The Library at Bræðratunga
Manuscript Ownership and Private Library-Building in Early Modern Iceland
DOI:
https://doi.org/10.33112/gripla.34.8Abstract
Library institutions did not exist in early modern Iceland, meaning that private ownership was central to the preservation of pre-modern manuscripts and literature. However, personal collections are poorly documented in comparison to the activities of manuscript collectors such as Árni Magnússon. This article examines the case study of Helga Magnúsdóttir (1623–1677) and book ownership at her home of Bræðratunga in South Iceland, concluding that Helga Magnúsdóttir engaged in library-building as a social strategy following the death of her husband, Hákon Gíslason (1614–1652). The inventory of the Bræðratunga estate from 1653 includes only four books, all printed.
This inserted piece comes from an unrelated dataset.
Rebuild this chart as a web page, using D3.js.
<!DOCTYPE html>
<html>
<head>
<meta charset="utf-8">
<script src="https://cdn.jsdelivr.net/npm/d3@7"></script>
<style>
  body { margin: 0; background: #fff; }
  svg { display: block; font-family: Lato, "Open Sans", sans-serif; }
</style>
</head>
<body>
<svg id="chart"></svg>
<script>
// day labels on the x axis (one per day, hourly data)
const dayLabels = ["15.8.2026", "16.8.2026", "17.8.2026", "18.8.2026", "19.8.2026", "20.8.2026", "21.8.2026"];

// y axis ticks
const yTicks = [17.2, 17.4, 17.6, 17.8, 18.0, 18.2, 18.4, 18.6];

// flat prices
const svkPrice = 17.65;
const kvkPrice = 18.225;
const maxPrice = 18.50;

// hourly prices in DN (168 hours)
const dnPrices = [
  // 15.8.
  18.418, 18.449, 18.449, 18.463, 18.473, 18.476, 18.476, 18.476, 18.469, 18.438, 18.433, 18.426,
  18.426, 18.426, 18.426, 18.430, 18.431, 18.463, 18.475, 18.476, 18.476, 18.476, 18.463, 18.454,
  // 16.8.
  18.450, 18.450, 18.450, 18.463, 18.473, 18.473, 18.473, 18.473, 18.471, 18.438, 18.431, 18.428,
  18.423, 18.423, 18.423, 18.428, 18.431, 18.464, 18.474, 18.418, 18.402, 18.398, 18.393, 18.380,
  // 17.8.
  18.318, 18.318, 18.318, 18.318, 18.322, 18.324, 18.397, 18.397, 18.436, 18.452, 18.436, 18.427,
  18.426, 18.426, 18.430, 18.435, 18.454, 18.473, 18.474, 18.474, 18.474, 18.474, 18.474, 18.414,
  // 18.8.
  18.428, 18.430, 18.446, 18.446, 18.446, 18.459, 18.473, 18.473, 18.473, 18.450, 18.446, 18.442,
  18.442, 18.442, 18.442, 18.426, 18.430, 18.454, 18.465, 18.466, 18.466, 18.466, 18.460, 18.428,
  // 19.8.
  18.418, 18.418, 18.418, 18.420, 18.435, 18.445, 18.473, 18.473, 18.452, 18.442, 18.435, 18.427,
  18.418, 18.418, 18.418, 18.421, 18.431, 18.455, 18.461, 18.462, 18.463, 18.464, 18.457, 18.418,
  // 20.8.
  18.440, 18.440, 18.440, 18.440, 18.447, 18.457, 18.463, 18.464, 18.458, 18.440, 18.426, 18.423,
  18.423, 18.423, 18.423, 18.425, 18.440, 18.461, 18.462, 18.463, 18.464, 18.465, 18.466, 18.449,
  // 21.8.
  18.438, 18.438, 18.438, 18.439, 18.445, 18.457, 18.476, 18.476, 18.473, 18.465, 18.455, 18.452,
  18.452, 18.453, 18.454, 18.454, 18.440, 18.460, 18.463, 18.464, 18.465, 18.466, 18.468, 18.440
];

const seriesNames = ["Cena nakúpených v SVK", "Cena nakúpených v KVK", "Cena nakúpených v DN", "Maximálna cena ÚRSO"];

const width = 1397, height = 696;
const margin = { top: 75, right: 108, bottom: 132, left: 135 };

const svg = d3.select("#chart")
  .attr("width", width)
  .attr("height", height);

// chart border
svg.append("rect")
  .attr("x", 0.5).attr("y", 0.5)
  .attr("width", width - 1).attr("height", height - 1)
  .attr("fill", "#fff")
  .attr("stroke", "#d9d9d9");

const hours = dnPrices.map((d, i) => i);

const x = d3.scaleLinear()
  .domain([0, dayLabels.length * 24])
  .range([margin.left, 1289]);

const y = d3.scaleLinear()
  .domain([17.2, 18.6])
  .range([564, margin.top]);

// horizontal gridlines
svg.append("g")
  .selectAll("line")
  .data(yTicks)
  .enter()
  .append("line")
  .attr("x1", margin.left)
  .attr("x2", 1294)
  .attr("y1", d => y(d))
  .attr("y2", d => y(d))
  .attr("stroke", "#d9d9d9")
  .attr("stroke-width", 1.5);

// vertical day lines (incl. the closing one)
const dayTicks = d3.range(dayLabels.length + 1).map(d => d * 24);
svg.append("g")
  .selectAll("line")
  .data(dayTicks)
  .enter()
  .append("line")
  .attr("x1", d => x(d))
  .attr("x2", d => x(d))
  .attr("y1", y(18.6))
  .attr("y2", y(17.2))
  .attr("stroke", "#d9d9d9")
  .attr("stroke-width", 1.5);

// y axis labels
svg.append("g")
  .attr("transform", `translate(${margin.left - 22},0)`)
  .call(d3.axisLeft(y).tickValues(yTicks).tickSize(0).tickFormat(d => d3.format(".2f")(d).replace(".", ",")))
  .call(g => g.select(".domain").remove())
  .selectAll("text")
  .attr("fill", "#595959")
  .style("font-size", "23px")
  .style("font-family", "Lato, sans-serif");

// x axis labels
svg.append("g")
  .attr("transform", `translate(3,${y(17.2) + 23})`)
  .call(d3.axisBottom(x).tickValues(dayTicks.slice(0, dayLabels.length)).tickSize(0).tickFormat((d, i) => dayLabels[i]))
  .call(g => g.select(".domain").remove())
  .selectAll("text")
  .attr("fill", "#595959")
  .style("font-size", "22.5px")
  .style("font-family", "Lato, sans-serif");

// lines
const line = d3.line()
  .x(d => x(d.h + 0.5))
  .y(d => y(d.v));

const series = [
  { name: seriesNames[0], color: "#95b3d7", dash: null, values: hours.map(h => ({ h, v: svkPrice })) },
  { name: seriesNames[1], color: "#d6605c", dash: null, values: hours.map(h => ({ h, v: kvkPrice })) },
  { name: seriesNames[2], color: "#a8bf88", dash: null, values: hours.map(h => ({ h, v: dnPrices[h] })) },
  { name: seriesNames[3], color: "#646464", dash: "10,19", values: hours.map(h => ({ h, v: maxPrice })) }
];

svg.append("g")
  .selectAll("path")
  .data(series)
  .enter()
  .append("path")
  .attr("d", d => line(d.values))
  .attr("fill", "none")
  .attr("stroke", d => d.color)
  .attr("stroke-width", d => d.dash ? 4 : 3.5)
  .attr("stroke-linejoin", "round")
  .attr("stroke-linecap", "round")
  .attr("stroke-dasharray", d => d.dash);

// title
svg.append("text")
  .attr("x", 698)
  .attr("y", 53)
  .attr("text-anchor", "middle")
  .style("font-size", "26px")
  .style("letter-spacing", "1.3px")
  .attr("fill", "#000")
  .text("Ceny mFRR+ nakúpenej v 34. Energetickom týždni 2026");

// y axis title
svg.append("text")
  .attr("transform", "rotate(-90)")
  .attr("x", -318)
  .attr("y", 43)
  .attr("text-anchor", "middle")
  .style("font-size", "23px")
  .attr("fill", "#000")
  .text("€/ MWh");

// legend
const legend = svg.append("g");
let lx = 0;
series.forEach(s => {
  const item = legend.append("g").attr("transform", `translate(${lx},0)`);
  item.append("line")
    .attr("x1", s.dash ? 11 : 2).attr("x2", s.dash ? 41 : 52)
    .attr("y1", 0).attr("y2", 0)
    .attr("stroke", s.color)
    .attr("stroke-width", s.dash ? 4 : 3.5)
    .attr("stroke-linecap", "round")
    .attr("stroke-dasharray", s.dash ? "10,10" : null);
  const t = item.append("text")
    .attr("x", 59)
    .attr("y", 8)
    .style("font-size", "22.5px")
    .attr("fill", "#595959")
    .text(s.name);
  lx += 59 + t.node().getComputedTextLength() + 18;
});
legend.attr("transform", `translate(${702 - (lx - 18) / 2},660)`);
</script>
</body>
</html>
However, nine manuscripts are conclusively identified as having been at Bræðratunga at least briefly during the period from c. 1653 to 1677, and evidence for the presence of another five items is discussed.Examination of surviving volumes suggests that Helga’s goal was to participate in an active culture of sharing manuscript material across distances, rather than to accumulate a large stationary collection of printed books and codices for Bræðratunga. She thereby played an important but easily overlooked role in the survival of Old Norse-Icelandic literature in the early modern period. Of the manuscripts at Bræðratunga, at least two likely came from Helga’s childhood home of Munkaþverá in North Iceland, the former site of a Benedictine monastery. Her cousin Bishop Brynjólfur Sveinsson of Skálholt (1605–1675) also gifted books to Helga and her family, and on his death she inherited half of his collection of Icelandic books and manuscripts, making her the owner of one of the most significant collections of Icelandic manuscripts in the country. The survival of books from Helga’s library was negatively impacted by the Fire of Copenhagen in 1728, the extinction of her family line in the eighteenth century as a long-term consequence of the 1707–1709 smallpox epidemic and collector Árni Magnússon’s antagonistic relationship with two of her children’s heirs. Árni’s relationship with Oddur Sigurðsson (1681–1741), Helga’s grandson and last living descendent, did eventually improve; an appendix includes a list of manuscripts that Oddur loaned to Árni and may have come from the library at Bræðratunga.